You can't really tell in this picture but we would hold Louise up to her and she would happily squeal and wave her arms and kick her feet. We even brought her dog Thor to go see her because he was her baby and all she had in the world it seemed. He didn't seem to recognize her but we hope that she felt comfort in knowing he was there and that he would be taken care of. Another sweet friend Dinah has taken him and he has a happy home with her other dogs. 
It was a good experience for me because it is a foreign thought that one would die without being surrounded by family, but I know that is the case for many people in the world. I am glad we got to be her family and I hope we provided some comfort. But the thought of not even having a funeral or anything was too hard for us to take, we knew we had to do something to remember her and hope that she felt love. But I take comfort in knowing that when she left this body she felt more love from than we could give her from someone who loves her more than we ever could. 

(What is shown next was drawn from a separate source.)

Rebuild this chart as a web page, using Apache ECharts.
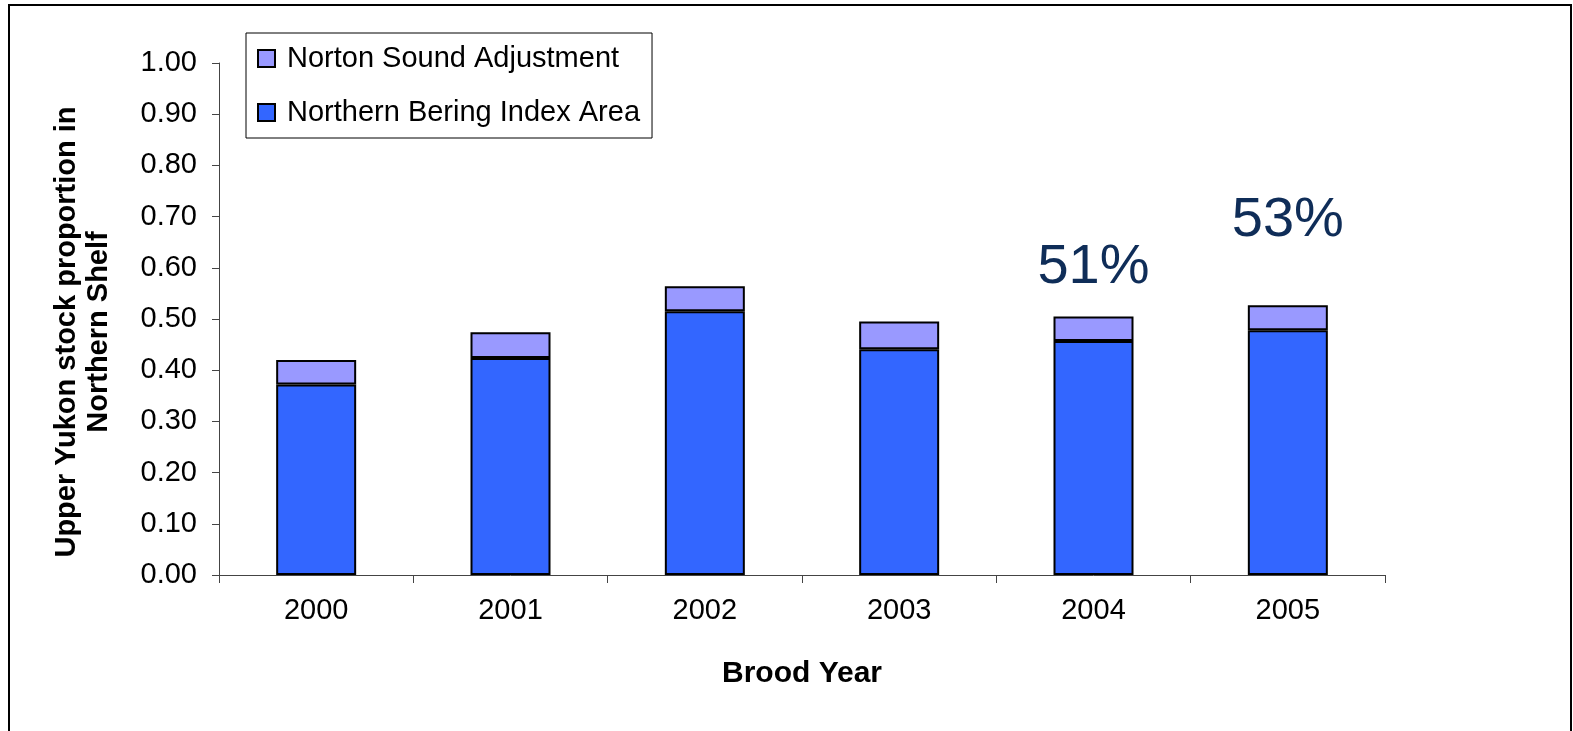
<!DOCTYPE html>
<html>
<head>
<meta charset="utf-8">
<script src="https://cdn.jsdelivr.net/npm/echarts@6/dist/echarts.min.js"></script>
<style>
  html, body { margin: 0; padding: 0; background: #fff; }
  #chart { width: 1573px; height: 731px; }
</style>
</head>
<body>
<div id="chart"></div>
<script>
// brood years
const years = ['2000', '2001', '2002', '2003', '2004', '2005']
// Northern Bering Index Area proportion
const baseVals = [0.372, 0.424, 0.515, 0.441, 0.457, 0.478]
// Norton Sound adjustment added on top
const adjVals = [0.048, 0.050, 0.049, 0.054, 0.048, 0.049]
// percent callouts above some bars
const pctLabels = ['', '', '', '', '51%', '53%']
const pctDistance = [0, 0, 0, 0, 21, 57]

const font = 'Liberation Sans, Arial, sans-serif'
const myChart = echarts.init(document.getElementById('chart'))

const adjData = adjVals.map((v, i) => {
  const d = { value: v }
  if (pctLabels[i]) {
    d.label = {
      show: true,
      position: 'top',
      distance: pctDistance[i],
      formatter: pctLabels[i],
      fontSize: 56,
      fontFamily: font,
      color: '#0f2d58'
    }
  }
  return d
})

const option = {
  animation: false,
  grid: {
    left: 219,
    right: 188,
    top: 63,
    bottom: 156
  },
  legend: {
    data: ['Norton Sound Adjustment', 'Northern Bering Index Area'],
    orient: 'vertical',
    left: 246,
    top: 33,
    padding: [11, 12, 11, 11],
    itemWidth: 17,
    itemHeight: 17,
    itemGap: 25,
    borderColor: '#000',
    borderWidth: 1,
    icon: 'rect',
    selectedMode: false,
    textStyle: {
      fontSize: 29,
      fontFamily: font,
      color: '#000',
      padding: [0, 0, 0, 7]
    }
  },
  xAxis: {
    type: 'category',
    data: years,
    name: 'Brood Year',
    nameLocation: 'middle',
    nameGap: 84,
    nameTextStyle: {
      fontSize: 30,
      fontWeight: 'bold',
      fontFamily: font,
      color: '#000'
    },
    axisLine: { lineStyle: { color: '#444', width: 1 } },
    axisTick: { show: true, length: 8, lineStyle: { color: '#444' } },
    axisLabel: {
      fontSize: 29,
      fontFamily: font,
      color: '#000',
      margin: 21
    }
  },
  yAxis: {
    type: 'value',
    min: 0,
    max: 1,
    interval: 0.1,
    axisLine: { show: true, lineStyle: { color: '#444', width: 1 } },
    axisTick: { show: true, length: 7, lineStyle: { color: '#444' } },
    splitLine: { show: false },
    axisLabel: {
      fontSize: 29,
      fontFamily: font,
      color: '#000',
      margin: 22,
      formatter: (v) => v.toFixed(2)
    }
  },
  series: [
    {
      name: 'Northern Bering Index Area',
      type: 'bar',
      stack: 'total',
      barWidth: 80,
      itemStyle: { color: '#3366ff', borderColor: '#000', borderWidth: 2 },
      data: baseVals
    },
    {
      name: 'Norton Sound Adjustment',
      type: 'bar',
      stack: 'total',
      barWidth: 80,
      itemStyle: { color: '#9999ff', borderColor: '#000', borderWidth: 2 },
      data: adjData
    }
  ],
  graphic: [
    {
      type: 'rect',
      shape: { x: 9, y: 5, width: 1562, height: 760 },
      style: { fill: 'none', stroke: '#000', lineWidth: 2 },
      silent: true
    },
    {
      type: 'text',
      x: 83,
      y: 332,
      rotation: Math.PI / 2,
      style: {
        text: 'Upper Yukon stock proportion in\nNorthern Shelf',
        font: 'bold 29px ' + font,
        fill: '#000',
        align: 'center',
        verticalAlign: 'middle',
        lineHeight: 32
      }
    }
  ]
}

myChart.setOption(option)
</script>
</body>
</html>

I know that death is not the end. I know that. I haven't been through it myself yet, but I was by my Grandmother when she died and that experience and ones I have had with her since help me to know that it is not the end. She has not appeared before my eyes but to my spirit. I have felt the love, guidance, and help from all of my grandparents who have passed on and feelings of the spirit are stronger that if I had seen it with my own eyes. At Louise's birth I was much more in tune with my spirit and so were others that were present. My photographer Tiffany mentioned that my bedroom during the birth was full and I felt it. There were family members there that we could not see, but feel there to welcome Louise into this life and when my Grandma passed away there were others there to usher her out. It is a beautiful experience, really. And I am grateful that we got to experience it with Pam.